Douthat in his interview came pretty close to identifying simultaneously both the katechontic role and the deep ambivalence of Palantir—even after Thiel had acknowledged the Girardian problem of oppositional structures. Douthat asked the following:
[Y]ou're an investor in AI. You're deeply invested in Palantir, in military technology, in technologies of surveillance, in technologies of warfare and so on, right? And it just seems to me that when you tell me a story about the Antichrist coming to power and using the fear of technological change to sort of impose order on the world, I feel like that Antichrist would maybe be using the tools that you were building, right? ...wouldn't the Antichrist be like, great, you know, we're not going to have any more technological progress, but I really like what Palantir has done so far, right?
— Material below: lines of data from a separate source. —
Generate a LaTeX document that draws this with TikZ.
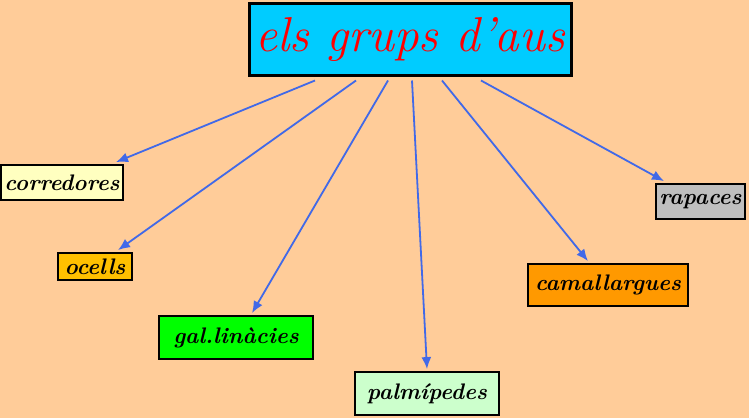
\documentclass[tikz,border=0pt]{standalone}
\usepackage{fontspec}
\usetikzlibrary{arrows.meta}
\definecolor{peach}{HTML}{FFCC99}
\definecolor{titlecyan}{HTML}{00CCFF}
\definecolor{arrowblue}{HTML}{4169E8}
\definecolor{paleyellow}{HTML}{FFFFC0}
\definecolor{gold}{HTML}{FFC000}
\definecolor{palegreen}{HTML}{CCFFCC}
\definecolor{darkorange}{HTML}{FF9900}
\begin{document}
\begin{tikzpicture}[x=1pt,y=-1pt,
  grup/.style={draw=black,line width=1.8pt,inner sep=0pt,font=\fontsize{22.5}{24}\selectfont\bfseries\itshape},
  fletxa/.style={color=arrowblue,line width=1.8pt,-{Latex[length=12pt,width=10pt]}}]

\fill[peach] (0,0) rectangle (749,418);
\useasboundingbox (0,0) rectangle (749,418);

\node[draw=black,line width=3pt,fill=titlecyan,minimum width=322pt,minimum height=72pt,inner sep=0pt,text=red,font=\fontsize{49}{52}\selectfont\itshape] (title) at (410,39) {els grups d'aus};

\node[grup,fill=paleyellow,minimum width=122pt,minimum height=35pt] (corr) at (62,182.5) {corredores};
\node[grup,fill=gold,minimum width=74pt,minimum height=27pt] (ocells) at (95,266.5) {ocells};
\node[grup,fill=green,minimum width=154pt,minimum height=43pt] (gal) at (236,337.5) {gal.linàcies};
\node[grup,fill=palegreen,minimum width=144pt,minimum height=43pt] (palm) at (427,393.5) {palmípedes};
\node[grup,fill=darkorange,minimum width=160pt,minimum height=42pt] (cama) at (608,285) {camallargues};
\node[grup,fill=lightgray,minimum width=89pt,minimum height=35pt] (rap) at (700.5,201.5) {rapaces};

\draw[fletxa] ([shift={(-95pt,-4pt)}]title.south) -- ([shift={(54pt,2pt)}]corr.north);
\draw[fletxa] ([shift={(-54pt,-4pt)}]title.south) -- ([shift={(23pt,2pt)}]ocells.north);
\draw[fletxa] ([shift={(-22pt,-4pt)}]title.south) -- ([shift={(16pt,2pt)}]gal.north);
\draw[fletxa] ([shift={(2pt,-4pt)}]title.south) -- ([shift={(0pt,2pt)}]palm.north);
\draw[fletxa] ([shift={(32pt,-4pt)}]title.south) -- ([shift={(-20pt,2pt)}]cama.north);
\draw[fletxa] ([shift={(71pt,-4pt)}]title.south) -- ([shift={(-36.5pt,2pt)}]rap.north);

\end{tikzpicture}
\end{document}
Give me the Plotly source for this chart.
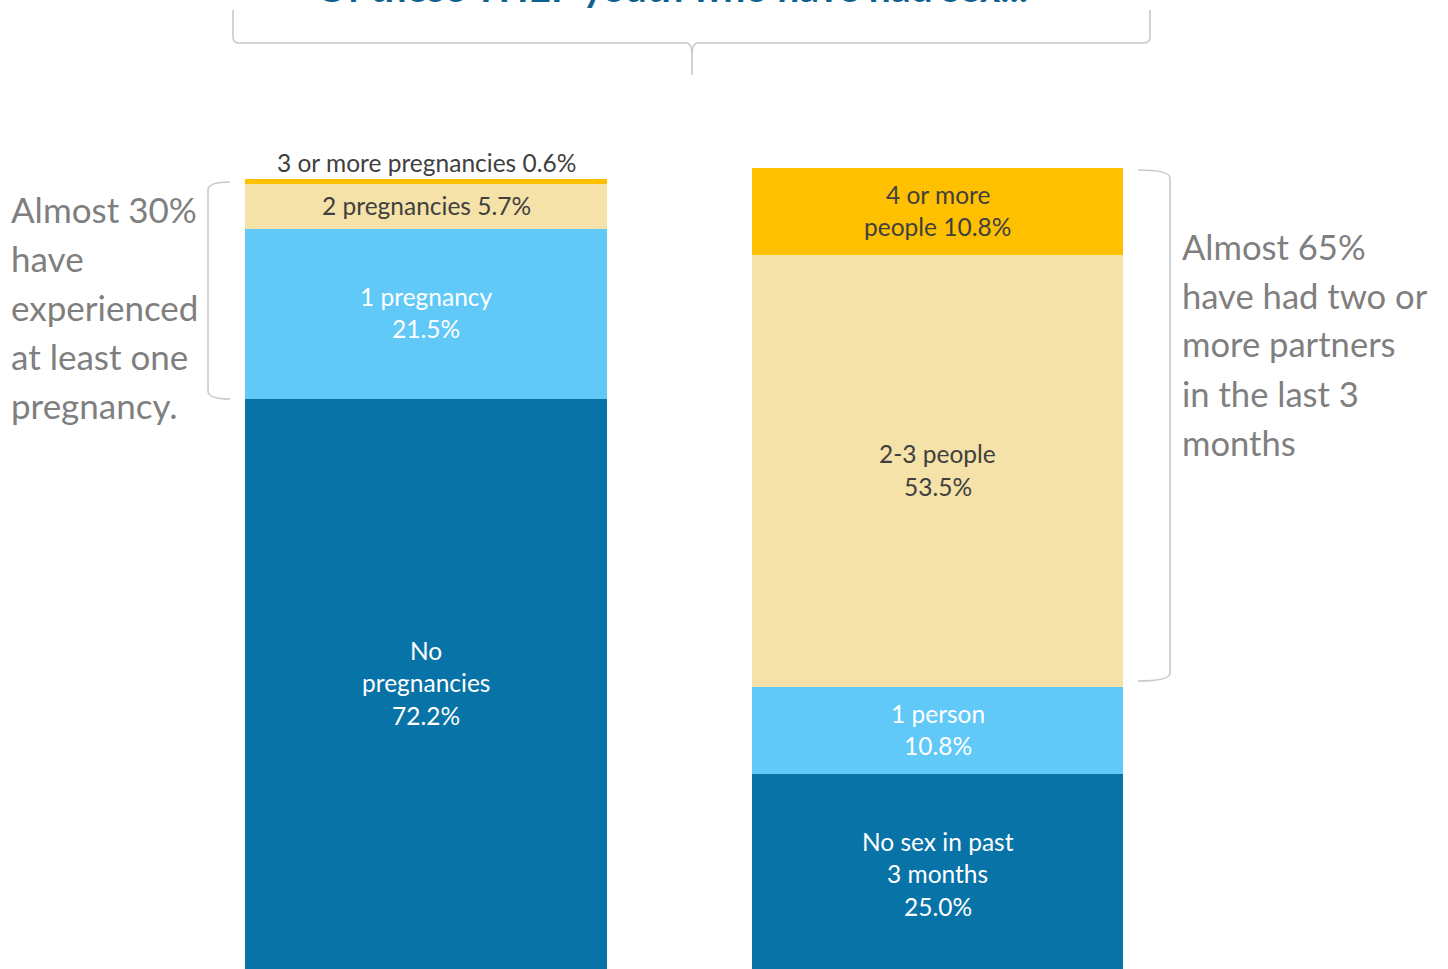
import plotly.graph_objects as go

# data
preg_categories = ["No pregnancies", "1 pregnancy", "2 pregnancies", "3 or more pregnancies"]
preg_values = [72.2, 21.5, 5.7, 0.6]
preg_labels = ["No<br>pregnancies<br>{:.1f}%", "1 pregnancy<br>{:.1f}%",
               "2 pregnancies {:.1f}%", "3 or more pregnancies {:.1f}%"]

partner_categories = ["No sex in past 3 months", "1 person", "2-3 people", "4 or more people"]
partner_values = [25.0, 10.8, 53.5, 10.8]
partner_labels = ["No sex in past<br>3 months<br>{:.1f}%", "1 person<br>{:.1f}%",
                  "2-3 people<br>{:.1f}%", "4 or more<br>people {:.1f}%"]

title_text = "Of these YHEP youth who have had sex..."
left_note = ["Almost 30%", "have", "experienced", "at least one", "pregnancy."]
right_note = ["Almost 65%", "have had two or", "more partners", "in the last 3", "months"]

W, H = 1448, 969
colors = ["#0873A7", "#61C9F8", "#F4E2A8", "#FFC000"]
label_colors = ["white", "white", "#404040", "#404040"]
FONT = "Lato"


def px(x):
    return x / W


def py(y):
    return 1 - y / H


fig = go.Figure()

for i, (cat, val) in enumerate(zip(preg_categories, preg_values)):
    fig.add_trace(go.Bar(x=["Pregnancies"], y=[val], name=cat, marker_color=colors[i],
                         marker_line_width=0, xaxis="x", yaxis="y", showlegend=False))
for i, (cat, val) in enumerate(zip(partner_categories, partner_values)):
    fig.add_trace(go.Bar(x=["Partners"], y=[val], name=cat, marker_color=colors[i],
                         marker_line_width=0, xaxis="x2", yaxis="y2", showlegend=False))

annotations = []


def add_lines(lines, x, y, xref, yref, spacing, size, color, xanchor="center", shift=0):
    # one annotation per line so the line spacing can be set in pixels
    n = len(lines)
    for k, line in enumerate(lines):
        annotations.append(dict(
            x=x, y=y, xref=xref, yref=yref, text=line, showarrow=False,
            xanchor=xanchor, yanchor="middle",
            yshift=shift + ((n - 1) / 2 - k) * spacing,
            font=dict(family=FONT, size=size, color=color)))


def label_stack(values, labels, xcat, xref, yref):
    base = 0
    for i, (val, tmpl) in enumerate(zip(values, labels)):
        lines = tmpl.format(val).split("<br>")
        if val < 2:
            # thin top segment: label sits above the bar
            add_lines(lines, xcat, base + val, xref, yref, 32, 24.5, "#404040", shift=17)
        else:
            add_lines(lines, xcat, base + val / 2, xref, yref, 32.5, 24.5, label_colors[i], shift=1)
        base += val


label_stack(preg_values, preg_labels, "Pregnancies", "x", "y")
label_stack(partner_values, partner_labels, "Partners", "x2", "y2")

# side notes
for k, line in enumerate(left_note):
    annotations.append(dict(x=px(9), y=py(209 + 49 * k), xref="paper", yref="paper",
                            text=line, showarrow=False, xanchor="left", yanchor="middle",
                            font=dict(family=FONT, size=35, color="#7F7F7F")))
for k, line in enumerate(right_note):
    annotations.append(dict(x=px(1180), y=py(246 + 49 * k), xref="paper", yref="paper",
                            text=line, showarrow=False, xanchor="left", yanchor="middle",
                            font=dict(family=FONT, size=34.6, color="#7F7F7F")))

# title, mostly cropped off the top edge
annotations.append(dict(x=px(672), y=py(12), xref="paper", yref="paper", text="<b>" + title_text + "</b>",
                        showarrow=False, xanchor="center", yanchor="bottom",
                        font=dict(family=FONT, size=39, color="#0E5F8E")))


def pt(x, y):
    return f"{px(x):.5f},{py(y):.5f}"


brace_line = dict(color="#C9C9C9", width=1.6)
shapes = [
    # left bracket
    dict(type="path", xref="paper", yref="paper", line=brace_line,
         path=f"M{pt(230, 182)} Q{pt(208, 182)} {pt(208, 190)} L{pt(208, 391)} Q{pt(208, 399)} {pt(230, 399)}"),
    # right bracket
    dict(type="path", xref="paper", yref="paper", line=brace_line,
         path=f"M{pt(1138, 170)} Q{pt(1170, 170)} {pt(1170, 178)} L{pt(1170, 673)} Q{pt(1170, 681)} {pt(1138, 681)}"),
    # top brace
    dict(type="path", xref="paper", yref="paper", line=brace_line,
         path=(f"M{pt(233, 10)} L{pt(233, 37)} Q{pt(233, 43)} {pt(240, 43)} L{pt(686, 43)} "
               f"Q{pt(692, 43)} {pt(692, 55)} L{pt(692, 75)} M{pt(692, 55)} Q{pt(692, 43)} {pt(698, 43)} "
               f"L{pt(1143, 43)} Q{pt(1150, 43)} {pt(1150, 37)} L{pt(1150, 10)}")),
]

fig.update_layout(
    width=W, height=H,
    margin=dict(l=0, r=0, t=0, b=0),
    paper_bgcolor="white", plot_bgcolor="white",
    barmode="stack", bargap=0,
    xaxis=dict(domain=[px(245), px(607)], range=[-0.5, 0.5], visible=False, anchor="y"),
    yaxis=dict(domain=[0, 1], range=[0, 969 / 7.9], visible=False, anchor="x"),
    xaxis2=dict(domain=[px(752), px(1123)], range=[-0.5, 0.5], visible=False, anchor="y2"),
    # the right bar runs slightly past the bottom edge
    yaxis2=dict(domain=[0, 1], range=[0.806, 120.93], visible=False, anchor="x2"),
    annotations=annotations,
    shapes=shapes,
    font=dict(family=FONT),
)

# drop the default 8px page margin so the figure sits at the window's top-left corner
fig.write_html("out.html", config={"displayModeBar": False},
               post_script="document.body.style.margin = '0px';")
I mean, isn't that a concern? Wouldn't the irony of history be that the man publicly worrying about the Antichrist accidentally hastens his or her arrival?
Thiel answered rather lamely, “I obviously don’t think that that’s what I’m doing.” Which I think begs the question of what he is in fact doing and leads inexorably to a profound questioning of the use and meaning of the katechon after 2,000 years. In my follow-up essay, I will pursue this line of questioning.